# Exercise prompt
Without the pictures, can you quote each line below exactly?

++++ Supplied information ++++

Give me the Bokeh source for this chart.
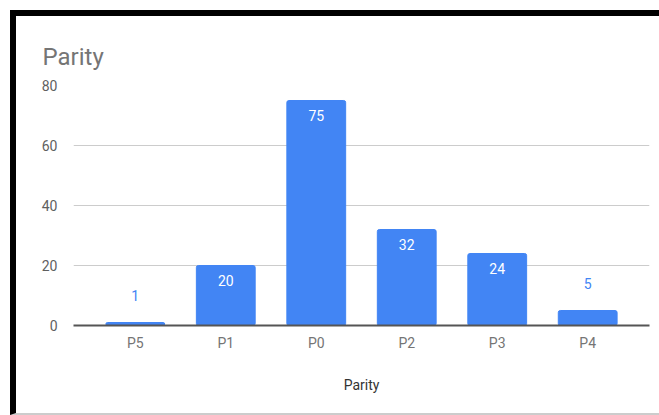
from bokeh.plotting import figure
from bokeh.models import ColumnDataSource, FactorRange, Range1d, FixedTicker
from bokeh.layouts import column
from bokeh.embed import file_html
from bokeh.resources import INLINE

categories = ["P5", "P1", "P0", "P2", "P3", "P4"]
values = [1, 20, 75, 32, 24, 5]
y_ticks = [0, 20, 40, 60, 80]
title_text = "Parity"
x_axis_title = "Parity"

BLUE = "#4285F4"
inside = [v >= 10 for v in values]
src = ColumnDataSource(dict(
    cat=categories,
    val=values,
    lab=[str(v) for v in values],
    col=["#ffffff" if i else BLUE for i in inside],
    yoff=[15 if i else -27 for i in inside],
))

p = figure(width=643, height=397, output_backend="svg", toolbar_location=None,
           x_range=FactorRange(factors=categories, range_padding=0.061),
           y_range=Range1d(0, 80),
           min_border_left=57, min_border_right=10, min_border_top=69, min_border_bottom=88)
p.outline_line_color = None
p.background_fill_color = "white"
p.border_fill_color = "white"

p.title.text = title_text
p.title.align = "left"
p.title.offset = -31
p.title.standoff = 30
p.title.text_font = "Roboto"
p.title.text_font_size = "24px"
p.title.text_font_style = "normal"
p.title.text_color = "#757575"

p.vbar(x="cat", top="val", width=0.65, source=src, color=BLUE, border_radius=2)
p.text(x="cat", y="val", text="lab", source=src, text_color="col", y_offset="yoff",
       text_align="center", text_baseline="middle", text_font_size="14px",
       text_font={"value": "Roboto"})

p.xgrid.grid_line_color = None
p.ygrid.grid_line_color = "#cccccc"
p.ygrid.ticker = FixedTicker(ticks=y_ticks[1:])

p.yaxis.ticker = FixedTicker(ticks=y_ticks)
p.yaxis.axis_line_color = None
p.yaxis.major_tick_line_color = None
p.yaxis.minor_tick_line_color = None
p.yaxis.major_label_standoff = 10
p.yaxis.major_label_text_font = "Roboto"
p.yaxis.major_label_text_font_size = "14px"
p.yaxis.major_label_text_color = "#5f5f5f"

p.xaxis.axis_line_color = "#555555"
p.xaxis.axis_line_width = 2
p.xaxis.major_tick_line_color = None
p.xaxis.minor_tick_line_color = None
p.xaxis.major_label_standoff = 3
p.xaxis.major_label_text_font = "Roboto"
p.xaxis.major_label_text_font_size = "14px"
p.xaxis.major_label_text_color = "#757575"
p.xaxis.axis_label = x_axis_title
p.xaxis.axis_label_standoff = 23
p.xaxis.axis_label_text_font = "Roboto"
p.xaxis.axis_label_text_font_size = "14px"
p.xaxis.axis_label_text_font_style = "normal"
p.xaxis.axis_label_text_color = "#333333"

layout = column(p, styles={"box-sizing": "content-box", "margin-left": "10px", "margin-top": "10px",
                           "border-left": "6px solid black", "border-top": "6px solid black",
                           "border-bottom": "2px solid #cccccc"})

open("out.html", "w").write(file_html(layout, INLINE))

++++

# Expected answer
Give me the Bokeh source for this chart.
from bokeh.plotting import figure
from bokeh.models import ColumnDataSource, FactorRange, Range1d, FixedTicker
from bokeh.layouts import column
from bokeh.embed import file_html
from bokeh.resources import INLINE

categories = ["P5", "P1", "P0", "P2", "P3", "P4"]
values = [1, 20, 75, 32, 24, 5]
y_ticks = [0, 20, 40, 60, 80]
title_text = "Parity"
x_axis_title = "Parity"

BLUE = "#4285F4"
inside = [v >= 10 for v in values]
src = ColumnDataSource(dict(
    cat=categories,
    val=values,
    lab=[str(v) for v in values],
    col=["#ffffff" if i else BLUE for i in inside],
    yoff=[15 if i else -27 for i in inside],
))

p = figure(width=643, height=397, output_backend="svg", toolbar_location=None,
           x_range=FactorRange(factors=categories, range_padding=0.061),
           y_range=Range1d(0, 80),
           min_border_left=57, min_border_right=10, min_border_top=69, min_border_bottom=88)
p.outline_line_color = None
p.background_fill_color = "white"
p.border_fill_color = "white"

p.title.text = title_text
p.title.align = "left"
p.title.offset = -31
p.title.standoff = 30
p.title.text_font = "Roboto"
p.title.text_font_size = "24px"
p.title.text_font_style = "normal"
p.title.text_color = "#757575"

p.vbar(x="cat", top="val", width=0.65, source=src, color=BLUE, border_radius=2)
p.text(x="cat", y="val", text="lab", source=src, text_color="col", y_offset="yoff",
       text_align="center", text_baseline="middle", text_font_size="14px",
       text_font={"value": "Roboto"})

p.xgrid.grid_line_color = None
p.ygrid.grid_line_color = "#cccccc"
p.ygrid.ticker = FixedTicker(ticks=y_ticks[1:])

p.yaxis.ticker = FixedTicker(ticks=y_ticks)
p.yaxis.axis_line_color = None
p.yaxis.major_tick_line_color = None
p.yaxis.minor_tick_line_color = None
p.yaxis.major_label_standoff = 10
p.yaxis.major_label_text_font = "Roboto"
p.yaxis.major_label_text_font_size = "14px"
p.yaxis.major_label_text_color = "#5f5f5f"

p.xaxis.axis_line_color = "#555555"
p.xaxis.axis_line_width = 2
p.xaxis.major_tick_line_color = None
p.xaxis.minor_tick_line_color = None
p.xaxis.major_label_standoff = 3
p.xaxis.major_label_text_font = "Roboto"
p.xaxis.major_label_text_font_size = "14px"
p.xaxis.major_label_text_color = "#757575"
p.xaxis.axis_label = x_axis_title
p.xaxis.axis_label_standoff = 23
p.xaxis.axis_label_text_font = "Roboto"
p.xaxis.axis_label_text_font_size = "14px"
p.xaxis.axis_label_text_font_style = "normal"
p.xaxis.axis_label_text_color = "#333333"

layout = column(p, styles={"box-sizing": "content-box", "margin-left": "10px", "margin-top": "10px",
                           "border-left": "6px solid black", "border-top": "6px solid black",
                           "border-bottom": "2px solid #cccccc"})

open("out.html", "w").write(file_html(layout, INLINE))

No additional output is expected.